Fusion energy

Lughnasa and the Herme Moon

Tuesday gratefuls: A great workout yesterday. Murdoch, the hooman. 15 days till Korea. Whoa. 11 days till the showcase. Whoa! Memorizing. Acting. Writing. My new idea for a novel. Desiderata day. Great Sol, our energy, our life. The Wild Neighbors. Han Shan. Chinese poetry. Chan Buddhism. Asian history. K-dramas. Korean literature. China. Romance of the Three Kingdoms. Monkey’s Journey to the West. The Dream of the Red Chamber. Outlaws of the Marsh.

Sparks of Joy and Awe: Asia

One brief shining: Murdoch sat hind legs crouched, front legs straight on the leather bench next to my son, gazing across the table at another man in a blue US Airforce t-shirt as if ready to join the conversation and I got three pictures in quick succession from Seoah across the 9,000 miles that separate us something families do.

 

Closing in on being off book for The Trail to Cold Mountain. Maybe today, certainly this week. Good thing since the showcase is a week from Saturday. Remembered I have logs in the back already cut. Will try to lift one this evening. Still no cloak or boots. I’ve gone from being frustrated and tired of the whole thing back to energized.

When I work on things like this, I have them in my head as a priority task. All the time. You know, that nagging thing you need to finish. But can’t quite seem to get to. At least not enough to close it out. At some point with each of my novels I’ve reached that point. The energy drains out of them. The story is stale. It’ll never be any good. I want to chuck it, start over, or start something new.

Got there with the Trail to Cold Mountain last week. I had to perform last during the class. It was well past 8 and I was tired, my body beginning to wind down for sleep.

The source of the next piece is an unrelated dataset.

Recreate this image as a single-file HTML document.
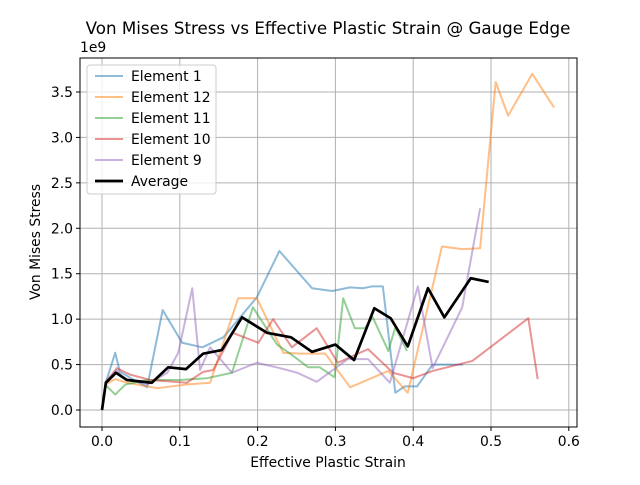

I gave an unspirited, clunky version of my piece. Fell right into the writer/actor abyss. Why have I bothered with this? I’ll never act anyway. Maybe I’ll say I can’t make the showcase. Won’t matter. I’ve done what I wanted.

Except. I didn’t. I kept memorizing even though it felt like a waste. Then, a breakthrough. As I got close to having it all down, my excitement about Han Shan and even the work I’d written returned. I can do this. I’ll introduce Chinese Rivers and Mountains poetry to a new audience, blending my words and his. Donning the costume, using the gourd water bottle and the logs, the parchment paper filled with Cold Mountain’s poetry. Herme will have his night to shine.

And, it just occurred to me, that threshold will be crossed. In the months after Kate died I felt and lived like a hermit with benefits. Friends, that is. The notion of the Hooded Man from the Tarot Deck, so strong an archetype for me. I had him created in neon. Herme.

Now I’m bringing that archetype to life, blending it with the Asian pivot my whole family, save for me, has made. A fusion of life with family Mary, Mark, Seoah, my son, Murdoch, the Jangs, life with friends Tal, Alan, Joan, Deb, Rebecca, and life with CBE-classes held there, performance at the synagogue’s amphitheater, Tal my teacher, the Rabbi’s son.

To be clear. This does not constitute all I wanted to do with the threshold ceremony. I still want to do the mezuzah hanging ritual and a celebration of male aging. Pushing it off to next year, maybe my birthday. 77.